Last week, Fandor introduced FIXShorts and the five films featured within the new initiative: David Schendel’s Dead Ink Archive, Ben Russell’s He Who Eats Children, Maximón Monihan’s Sea to Shining Sea, Maya Erdelyi’s Anyuka, and Lori Felker’s Discontinuity. Fandor is offering a platform for promotion and to contribute 50 percent to each film’s budget, beyond the initial $5,000 fundraising goal. Vimeo also did something similar last year with its Vimeo On Demand platform, offering $10 million to filmmakers producing original content for the site. In the last year, Vimeo picked up docs like The Internet’s Own Boy and found acclaim with original series High Maintenance. In January, it partnered with Indiegogo.

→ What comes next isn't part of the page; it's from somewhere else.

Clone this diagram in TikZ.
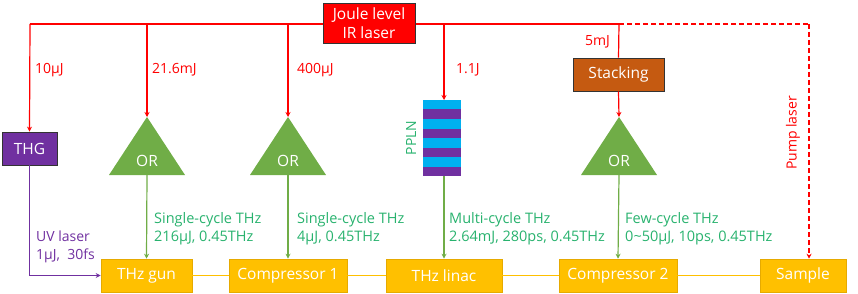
\documentclass[tikz,border=0pt]{standalone}
\usepackage{fontspec}
\setmainfont{Open Sans}
\usetikzlibrary{arrows.meta}
\definecolor{laserred}{RGB}{255,0,0}
\definecolor{orgreen}{RGB}{112,173,71}
\definecolor{lblgreen}{RGB}{40,178,110}
\definecolor{thgpurple}{RGB}{112,48,160}
\definecolor{boxyellow}{RGB}{255,192,0}
\definecolor{boxyellowdk}{RGB}{230,170,0}
\definecolor{stackbrown}{RGB}{197,90,17}
\definecolor{pcyan}{RGB}{0,176,240}
\tikzset{
  redline/.style={draw=laserred, line width=1.2pt},
  redarrow/.style={redline, -{Stealth[length=5pt,width=5pt]}},
  greenarrow/.style={draw=orgreen, line width=1.2pt, -{Stealth[length=5pt,width=5pt]}},
  linkline/.style={draw=boxyellow, line width=1.6pt},
  beambox/.style={fill=boxyellow, draw=boxyellowdk, line width=0.6pt, text=white, font=\fontsize{15.5}{17}\selectfont, minimum height=33pt, inner sep=0pt},
  darkbox/.style={draw=black!80, line width=0.8pt, text=white, inner sep=0pt},
  redlbl/.style={text=laserred, font=\fontsize{14}{16}\selectfont, inner sep=0pt},
  greenlbl/.style={text=lblgreen, font=\fontsize{14.5}{18}\selectfont, align=left, inner sep=0pt},
  orfill/.style={fill=orgreen},
  ortext/.style={text=white, font=\fontsize{15.5}{17}\selectfont, inner sep=0pt}
}
\begin{document}
\begin{tikzpicture}[x=1pt,y=-1pt]
\useasboundingbox (0,0) rectangle (858,294);
% bottom beamline boxes
\node[beambox, minimum width=91pt] (gun) at (146.5,275.5) {THz gun};
\node[beambox, minimum width=118pt] (comp1) at (288,275.5) {Compressor 1};
\node[beambox, minimum width=116pt] (linac) at (444,275.5) {THz linac};
\node[beambox, minimum width=118pt] (comp2) at (618,275.5) {Compressor 2};
\node[beambox, minimum width=86pt] (sample) at (803,275.5) {Sample};
\draw[linkline] (gun.east) -- (comp1.west);
\draw[linkline] (comp1.east) -- (linac.west);
\draw[linkline] (linac.east) -- (comp2.west);
\draw[linkline] (comp2.east) -- (sample.west);
% top laser distribution
\coordinate (b1) at (30,24);
\coordinate (b2) at (147,24);
\coordinate (b3) at (288,24);
\coordinate (b4) at (444,24);
\coordinate (b5) at (619,24);
\coordinate (pc) at (809,24);
\draw[redline] (b1) -- (b5);
\draw[redline, dash pattern=on 5pt off 3pt] (b5) -- (pc);
\draw[redline, dash pattern=on 5pt off 3pt, -{Stealth[length=5pt,width=5pt]}] (pc) -- (pc |- sample.north);
\node[darkbox, fill=laserred, minimum width=92pt, minimum height=40pt, align=center, font=\fontsize{15.5}{19}\selectfont] (joule) at (369,23) {Joule level\\IR laser};
% THG
\node[darkbox, fill=thgpurple, minimum width=55pt, minimum height=33pt, font=\fontsize{15.5}{17}\selectfont] (thg) at (29.5,148.5) {THG};
\draw[redarrow] (b1) -- (thg.north);
% OR triangles
\fill[orfill] (147,117) -- (109,175) -- (185,175) -- cycle;
\node[ortext] (or1) at (147,161) {OR};
\coordinate (or1b) at (147,175);
\fill[orfill] (288,117) -- (250,175) -- (326,175) -- cycle;
\node[ortext] (or2) at (288,161) {OR};
\coordinate (or2b) at (288,175);
\fill[orfill] (619,117) -- (581,175) -- (657,175) -- cycle;
\node[ortext] (or3) at (619,161) {OR};
\coordinate (or3b) at (619,175);
\coordinate (or1t) at (147,117);
\coordinate (or2t) at (288,117);
\coordinate (or3t) at (619,117);
\draw[redarrow] (b2) -- (or1t);
\draw[redarrow] (b3) -- (or2t);
% PPLN
\foreach \i in {0,...,7} {
  \pgfmathsetmacro{\ya}{100+\i*9.5}
  \pgfmathsetmacro{\yb}{100+(\i+1)*9.5}
  \ifodd\i \fill[thgpurple] (423,\ya) rectangle (461,\yb); \else \fill[pcyan] (423,\ya) rectangle (461,\yb); \fi
}
\coordinate (pplnt) at (444,100);
\coordinate (pplnb) at (444,176);
\node[text=lblgreen, rotate=90, font=\fontsize{14}{16}\selectfont, inner sep=0pt] (pplnlbl) at (411,138) {PPLN};
\draw[redarrow] (b4) -- (pplnt);
% Stacking
\node[darkbox, fill=stackbrown, minimum width=91pt, minimum height=33pt, font=\fontsize{15.5}{17}\selectfont] (stack) at (618.5,74.5) {Stacking};
\draw[redline] (b5) -- (stack.north);
\draw[redarrow] (stack.south) -- (or3t);
% green THz arrows
\draw[greenarrow] (or1b) -- (gun.north);
\draw[greenarrow] (or2b) -- (comp1.north);
\draw[greenarrow] (pplnb) -- (linac.north);
\draw[greenarrow] (or3b) -- (comp2.north);
% UV laser
\draw[draw=thgpurple, line width=1.2pt, -{Stealth[length=5pt,width=5pt]}] (thg.south) |- (gun.west);
% red labels
\node[redlbl, anchor=west] (l1) at (35,70) {10µJ};
\node[redlbl, anchor=west] (l2) at (152,70) {21.6mJ};
\node[redlbl, anchor=west] (l3) at (297,70) {400µJ};
\node[redlbl, anchor=west] (l4) at (456,70) {1.1J};
\node[redlbl, anchor=east] (l5) at (610,42) {5mJ};
\node[redlbl, rotate=90] (pump) at (793,133) {Pump laser};
% green labels
\node[greenlbl, anchor=west] (g1) at (154,229) {Single-cycle THz\\216µJ, 0.45THz};
\node[greenlbl, anchor=west] (g2) at (297,229) {Single-cycle THz\\4µJ, 0.45THz};
\node[greenlbl, anchor=west] (g3) at (449,229) {Multi-cycle THz\\2.64mJ, 280ps, 0.45THz};
\node[greenlbl, anchor=west] (g4) at (625,229) {Few-cycle THz\\0\textasciitilde50µJ, 10ps, 0.45THz};
% UV label
\node[greenlbl, text=thgpurple, font=\fontsize{14}{18}\selectfont, anchor=west] (uv) at (36,246.5) {UV laser\\1µJ,\ \ 30fs};
\end{tikzpicture}
\end{document}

Amanda Salazar, Fandor’s partner relations manager, says the move toward original content was one of the components of the FIX initiative.
“We really kind of came around this idea of, if we were to move into original content, what would be the best way to do that?” she told the Daily Dot. “In a way where the filmmaker has creative control and we’re not looking to have them make a certain kind of film. … The crowdfunding piece was so important to it because we’re not a leader in the original content space, so that’s not really what Fandor’s trying to be. We just really want to work with the filmmakers we have relationships with and allow them to make original work that they want to make.”
While Fandor isn’t diving into original series just yet, all the filmmakers in the Kickstarter initiative have other content on the site. Monihan is responsible for The Rise and Fall of the Dix, one of the best music docs you’ve never heard of. Erdelyi’s animated Pareidolia is an evocative animated short that explores her “great-grandmother’s miraculous survival of a mass killing by Hungarian Nazis along the banks of the Danube in 1944.” Felker’s other Fandor shorts include Broken News, a sleep-deprived dream sequence disguised as a breaking news report.
The films, when completed, with live exclusively on Fandor for three months, then the filmmakers have the option to promote however they choose.
“As we continue to build out the library, it really is trying to create a sense of community within the cinephile community,” Salazar explained. “Which is where FIX came about. It’s not just a filmmaker submitting a film or licensing a film to us and then, ‘OK, great, here’s your contract. We’re done.’ It’s, ‘Let’s work together on your next project.’
“It’s really about creating context, whether it’s Keyframe, our online magazine, or just providing all the different layers to each film. … It’s going a little bit deeper and maybe getting to know the filmmaker a little bit better or getting their recommendations for films, then connecting with a community of users as well. It’s an ecosystem, really, completing the circle within the digital world.”
Salazar suggests that Fandor’s “filling a void” with its curated content, and brings up connection and community frequently during our conversation. Chris Kelly, Fandor’s current interim CEO, was Facebook’s first attorney and also served as its chief privacy officer. Fandor’s used Facebook to engage and start discussion around its films.
“As a marketing platform, Facebook has proven to be an effective way for us to connect to film enthusiasts generally as well as to affinity groups such as Charlie Chaplin fans,” said Fandor’s Chief Marketing Officer Robin Harper. “We also allow people to create Fandor accounts with their Facebook login for convenience and to share movie recommendations through their Facebook feeds.”
The feel is a little more personal than Netflix, and this plays into Fandor’s business model to connect and build. Salazar relates that 50 percent of subscriber revenue goes back to Fandor’s filmmaking and distribution partners. The Kickstarter project is just one more way to let users donate to and support art that speaks to them, and Fandor plans to do another Kickstarter round in September.
“This is not about Fandor owning this original content,” Salazar said. “This is about the filmmakers being able to have creative freedom to do what they want.”